Beijing is known for having notoriously bad air -- its reputation was sealed back in January when the air quality index jumped to 755.
But it seems Shanghai is fast catching up.
Today the Pearl of the Orient had readings over 500 AQI, forcing many residents inside or if they had to go out, to don face masks.
The weather was so bad today that hundreds of flights were either delayed or cancelled, as smog levels were 23 to 31 times the levels recommended by international health officials.
It's particularly embarrassing as the city is trying to set up its free trade zone to attract foreign investment, but so far most of the companies settling in the zone are domestic.

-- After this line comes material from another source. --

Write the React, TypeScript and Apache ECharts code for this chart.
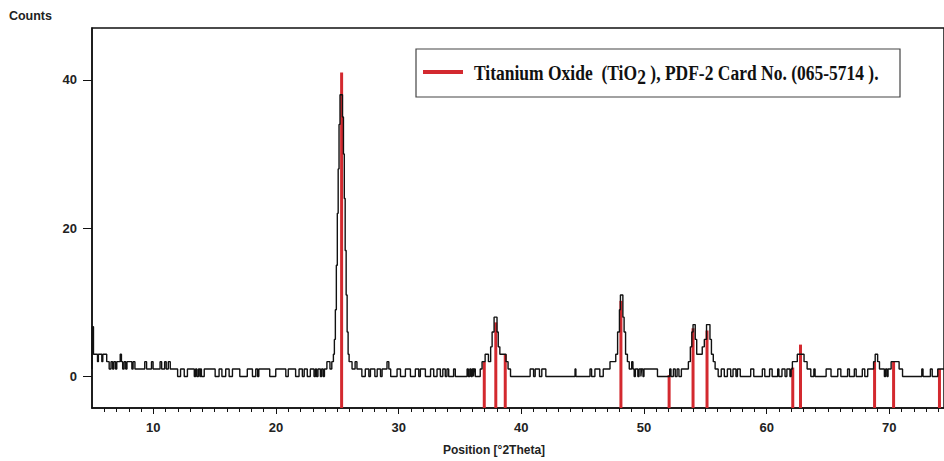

Perhaps more frightening is that the local environmental authorities have decided to adjust its air pollution standards to reduce the number of alerts, saying there would be many of them through the winter.
There will now only be alerts when the concentration of PM2.5 -- particulate matter smaller than 2.5 microns in diameter that can be found deep in human lungs -- falls below 115 micrograms per cubic metre. Previously it was 75 micrograms per cubic metre.

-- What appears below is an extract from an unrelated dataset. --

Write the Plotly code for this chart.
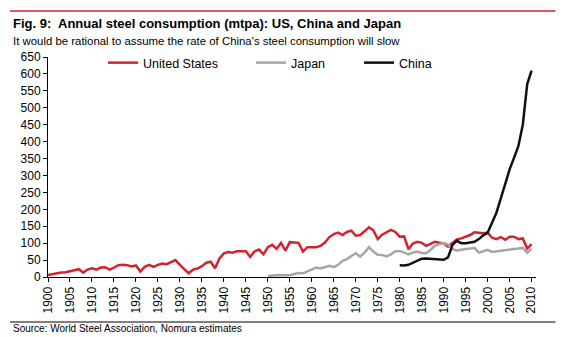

Shanghai's Environmental Protection Bureau said haze is common this time of year as the warm air in higher altitudes trap the cold air in winter, making it harder for pollutants to be dispersed. In addition, the cold air meant more energy was being used to keep warm, resulting in more pollution into the air.

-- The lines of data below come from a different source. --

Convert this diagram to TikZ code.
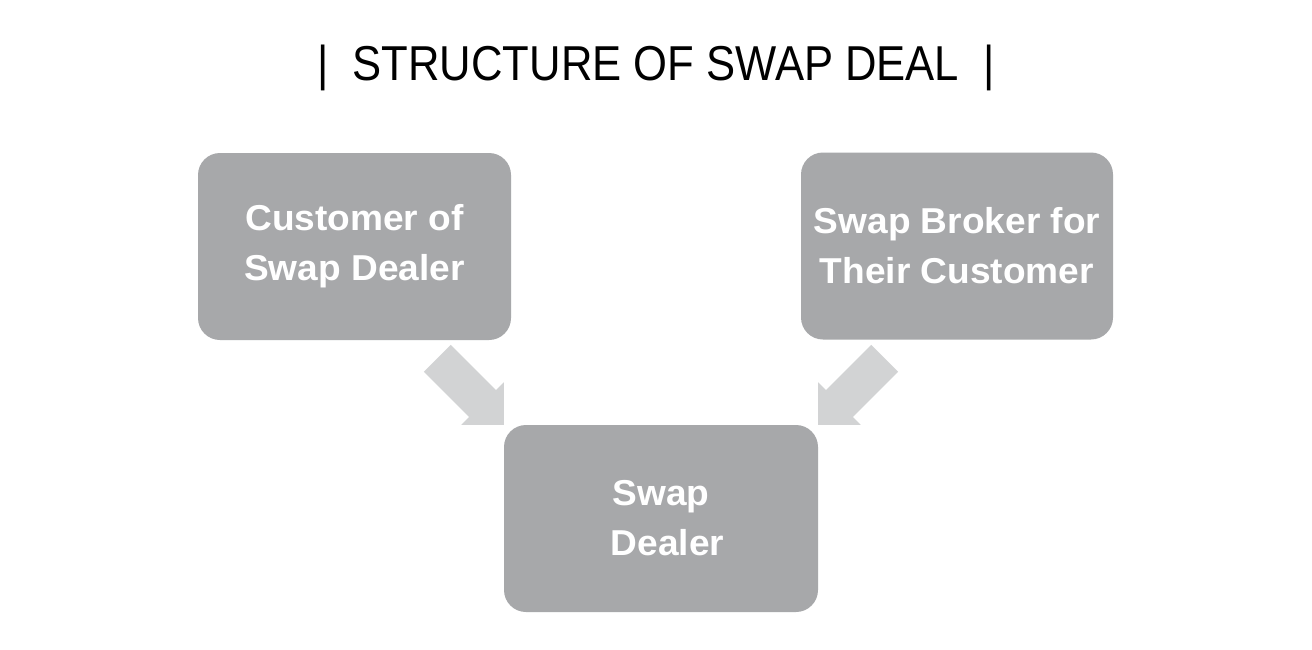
\documentclass[tikz,border=0pt]{standalone}
\usepackage{fontspec}
\setmainfont{Liberation Sans}
\newfontfamily\titlefont[FakeStretch=0.89]{Liberation Sans}
\newfontfamily\boxfont[FakeStretch=1.03]{Liberation Sans Bold}
\usetikzlibrary{calc}
\definecolor{boxgray}{HTML}{A7A8AA}
\definecolor{arrowgray}{HTML}{D2D3D4}
\tikzset{
  box/.style={fill=boxgray, rounded corners=22pt, inner sep=0pt, text=white,
    align=center, font=\boxfont\fontsize{36}{50}\selectfont},
  blockarrow/.style={fill=arrowgray}
}
\begin{document}
\begin{tikzpicture}[x=1pt,y=-1pt]
\fill[white] (0,0) rectangle (1312,649);
\useasboundingbox (0,0) rectangle (1312,649);

\node[anchor=base, font=\titlefont\fontsize{49}{55}\selectfont] (title) at (656,80)
  {|\hspace{24pt}STRUCTURE OF SWAP DEAL\hspace{24pt}|};

\node[box, minimum width=313pt, minimum height=187pt] (cust) at (354.5,246.5)
  {Customer of\\Swap Dealer};
\node[box, minimum width=312pt, minimum height=187pt] (broker) at (957,246)
  {Swap Broker for\\Their Customer};
\node[box, minimum width=314pt, minimum height=187pt] (dealer) at (661,518.5)
  {Swap\\\hspace*{13pt}Dealer};

% left block arrow, tip at the dealer box's top-left corner
\begin{scope}[shift={(dealer.north west)}]
\fill[blockarrow] (0,0) -- (0,-42.4) -- (-7.8,-34.6) -- (-53,-79.9)
  -- (-79.9,-53) -- (-34.6,-7.8) -- (-42.4,0) -- cycle;
\end{scope}
% right block arrow, tip at the dealer box's top-right corner
\begin{scope}[shift={(dealer.north east)}]
\fill[blockarrow] (0,0) -- (0,-42.4) -- (7.8,-34.6) -- (53,-79.9)
  -- (79.9,-53) -- (34.6,-7.8) -- (42.4,0) -- cycle;
\end{scope}
\end{tikzpicture}
\end{document}
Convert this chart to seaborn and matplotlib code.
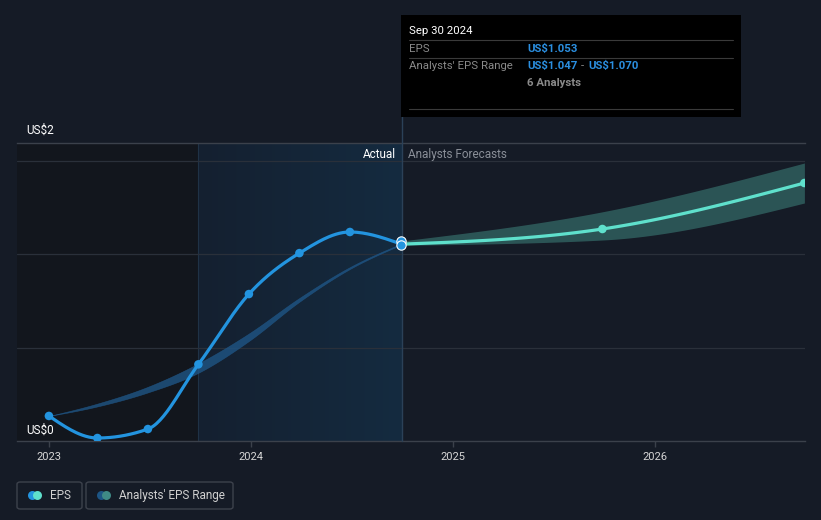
import numpy as np
import pandas as pd
import matplotlib.pyplot as plt
import seaborn as sns
from matplotlib.colors import LinearSegmentedColormap
from matplotlib.patches import Rectangle, FancyBboxPatch, Ellipse
from matplotlib.lines import Line2D

# quarterly EPS (fractional year of period end)
actual_dates = [2023.0, 2023.24, 2023.49, 2023.74, 2023.99, 2024.24, 2024.49, 2024.745]
actual_eps = [0.134, 0.016, 0.064, 0.41, 0.786, 1.005, 1.118, 1.053]
# past analyst estimate range
past_lo = [0.134, 0.185, 0.26, 0.365, 0.535, 0.745, 0.92, 1.05]
past_hi = [0.134, 0.20, 0.29, 0.415, 0.575, 0.765, 0.93, 1.056]
# forecasts
fc_dates = [2024.745, 2025.74, 2026.74]
fc_eps = [1.053, 1.134, 1.38]
fc_lo = [1.047, 1.075, 1.273]
fc_hi = [1.070, 1.226, 1.487]
hover_eps = [1.070, 1.047]
years = [2023, 2024, 2025, 2026]

BG = '#151b26'
BLUE = '#2394df'
TEAL = '#5fe0cc'
W, H = 821, 520


def smooth(x, y, n=30):
    # monotone cubic curve through the points (for drawing only)
    x = np.asarray(x, float)
    y = np.asarray(y, float)
    h = np.diff(x)
    d = np.diff(y) / h
    m = np.zeros_like(y)
    for i in range(1, len(y) - 1):
        if d[i - 1] * d[i] <= 0:
            m[i] = 0
        else:
            p = (d[i - 1] * h[i] + d[i] * h[i - 1]) / (h[i - 1] + h[i])
            m[i] = np.sign(d[i]) * min(abs(d[i - 1]), abs(d[i]), 0.5 * abs(p)) * 2
    m[0] = (3 * d[0] - m[1]) / 2 if len(y) > 2 else d[0]
    m[-1] = (3 * d[-1] - m[-2]) / 2 if len(y) > 2 else d[-1]
    xs, ys = [], []
    for i in range(len(h)):
        t = np.linspace(0, 1, n)
        h00 = 2 * t**3 - 3 * t**2 + 1
        h10 = t**3 - 2 * t**2 + t
        h01 = -2 * t**3 + 3 * t**2
        h11 = t**3 - t**2
        xs.append(x[i] + t * h[i])
        ys.append(h00 * y[i] + h10 * h[i] * m[i] + h01 * y[i + 1] + h11 * h[i] * m[i + 1])
    return np.concatenate(xs), np.concatenate(ys)


sns.set_theme(style='dark')
plt.rcParams['font.family'] = ['Roboto', 'DejaVu Sans']

fig = plt.figure(figsize=(W / 100, H / 100), dpi=100, facecolor=BG)
ax = fig.add_axes([17 / W, 1 - 441 / H, (805 - 17) / W, (441 - 143) / H])
ax.set_facecolor(BG)

x0, x1 = 2022.842, 2026.743
y0, y1 = 0, 1.594
ax.set_xlim(x0, x1)
ax.set_ylim(y0, y1)

# background zones
ax.axvspan(x0, 2023.74, color='#12161d', zorder=0, lw=0)
grad = LinearSegmentedColormap.from_list('g', ['#152030', '#142b40'])
ax.imshow(np.linspace(0, 1, 100).reshape(1, -1), cmap=grad, aspect='auto',
          extent=[2023.74, 2024.75, y0, y1], zorder=0.5)
ax.axvline(2023.74, color='#1f3246', lw=0.8, zorder=0.6)

for g in [0.5, 1.0, 1.5]:
    ax.axhline(g, color='#2a303a', lw=0.9, zorder=1)

# past estimate band
sx, slo = smooth(actual_dates, past_lo)
_, shi = smooth(actual_dates, past_hi)
ax.fill_between(sx, slo, shi, color='#1f5585', alpha=0.8, lw=0.4, edgecolor='#1f5585', zorder=2)

# forecast band
fx, flo = smooth(fc_dates, fc_lo)
_, fhi = smooth(fc_dates, fc_hi)
ax.fill_between(fx, flo, fhi, color='#2f5f5e', alpha=0.85, lw=0, zorder=2)

# lines
ex, ey = smooth(actual_dates, actual_eps)
ax.plot(ex, ey, color=BLUE, lw=2.3, zorder=4, solid_capstyle='round')
fxx, fyy = smooth(fc_dates, fc_eps)
ax.plot(fxx, fyy, color=TEAL, lw=2.3, zorder=4)

act = pd.DataFrame({'date': actual_dates[:-1], 'eps': actual_eps[:-1]})
sns.scatterplot(data=act, x='date', y='eps', color=BLUE, s=38, edgecolor='none', zorder=5, ax=ax)
fc = pd.DataFrame({'date': fc_dates[1:], 'eps': fc_eps[1:]})
sns.scatterplot(data=fc, x='date', y='eps', color=TEAL, s=38, edgecolor='none', zorder=5, ax=ax)
hv = pd.DataFrame({'date': [actual_dates[-1]] * 2, 'eps': hover_eps})
sns.scatterplot(data=hv, x='date', y='eps', color=BLUE, s=45, edgecolor='white', linewidth=0.8,
                zorder=6, ax=ax)

# divider between actual and forecast
ax.axvline(2024.75, ymin=0, ymax=(441 - 15) / (441 - 143), color='#2b4158', lw=1,
           zorder=3, clip_on=False)

ax.text(2024.72, 1.535, 'Actual', color='white', fontsize=8.5, ha='right', va='center')
ax.text(2024.78, 1.535, 'Analysts Forecasts', color='#8a8f98', fontsize=8.5, ha='left', va='center')

# axes styling
for s in ['left', 'right']:
    ax.spines[s].set_visible(False)
ax.spines['bottom'].set_color('#3b414b')
ax.spines['top'].set_color('#3b414b')
ax.spines['bottom'].set_linewidth(1)
ax.spines['top'].set_linewidth(1)
ax.set_xticks(years)
ax.set_xticklabels([str(y) for y in years], color='#d6d6d6', fontsize=8)
ax.tick_params(axis='x', length=4, color='#3b414b', width=1, pad=4, bottom=True)
ax.set_yticks([])
ax.set_xlabel('')
ax.set_ylabel('')
ax.grid(False)

fig.text(26 / W, 1 - 130 / H, 'US$2', color='white', fontsize=8.5, va='center')
fig.text(26 / W, 1 - 430 / H, 'US$0', color='white', fontsize=8.5, va='center')


def fxp(x):
    return x / W


def fyp(y):
    return 1 - y / H


# tooltip
fig.add_artist(Rectangle((fxp(401), fyp(117)), fxp(741) - fxp(401), fyp(15) - fyp(117),
                         transform=fig.transFigure, facecolor='black', edgecolor='none', zorder=10))
for yy in [40, 58, 109]:
    fig.add_artist(Line2D([fxp(409), fxp(733)], [fyp(yy), fyp(yy)], transform=fig.transFigure,
                          color='#3a3a3a', lw=0.8, zorder=11))
TS = 8.2
fig.text(fxp(409), fyp(31), 'Sep 30 2024', color='white', fontsize=TS, va='center', zorder=12)
fig.text(fxp(409), fyp(49), 'EPS', color='#8a8a8a', fontsize=TS, va='center', zorder=12)
fig.text(fxp(527), fyp(49), 'US$1.053', color='#2b8fe0', fontsize=TS, fontweight='bold',
         va='center', zorder=12)
fig.text(fxp(409), fyp(66), "Analysts' EPS Range", color='#8a8a8a', fontsize=TS, va='center', zorder=12)
fig.text(fxp(527), fyp(66), 'US$1.047', color='#2b8fe0', fontsize=TS, fontweight='bold',
         va='center', zorder=12)
fig.text(fxp(581), fyp(66), '-', color='#8a8a8a', fontsize=TS, va='center', zorder=12)
fig.text(fxp(588), fyp(66), 'US$1.070', color='#2b8fe0', fontsize=TS, fontweight='bold',
         va='center', zorder=12)
fig.text(fxp(527), fyp(83), '6 Analysts', color='#8a8a8a', fontsize=TS, fontweight='bold',
         va='center', zorder=12)


# legend boxes
def legbox(xa, xb, c1, c2, label):
    fig.add_artist(FancyBboxPatch((fxp(xa), fyp(509)), fxp(xb) - fxp(xa), fyp(482) - fyp(509),
                                  boxstyle='round,pad=0,rounding_size=0.004', transform=fig.transFigure,
                                  facecolor='none', edgecolor='#3d424c', lw=1))
    for cx, c in [(xa + 15.5, c1), (xa + 20.5, c2)]:
        fig.add_artist(Ellipse((fxp(cx), fyp(495.5)), 9 / W, 9 / H, transform=fig.transFigure,
                               facecolor=c, edgecolor='none'))
    fig.text(fxp(xa + 33), fyp(495.5), label, color='#d0d0d0', fontsize=8.5, va='center')


legbox(17, 82, BLUE, TEAL, 'EPS')
legbox(86, 233, '#1d5585', '#3f8a86', "Analysts' EPS Range")

fig.savefig('out.png', dpi=100, facecolor=BG)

It's shocking but perhaps not surprising that Shanghai would end up being in a smoggy haze at record pollution levels.
We should bear in mind it was only a year ago that the government decided to be more transparent about air quality, but not much has been done about it across the country. While we applaud having a bit more transparency, it's not really dealing with the issue.
Since President Xi Jinping is pushing through economic reforms at the moment, could he perhaps throw in measures to tackle air pollution earnestly? People's lives are at stake -- which affects the country's productivity -- so if the government wants higher productivity, surely it needs to ensure cleaner air for its citizens?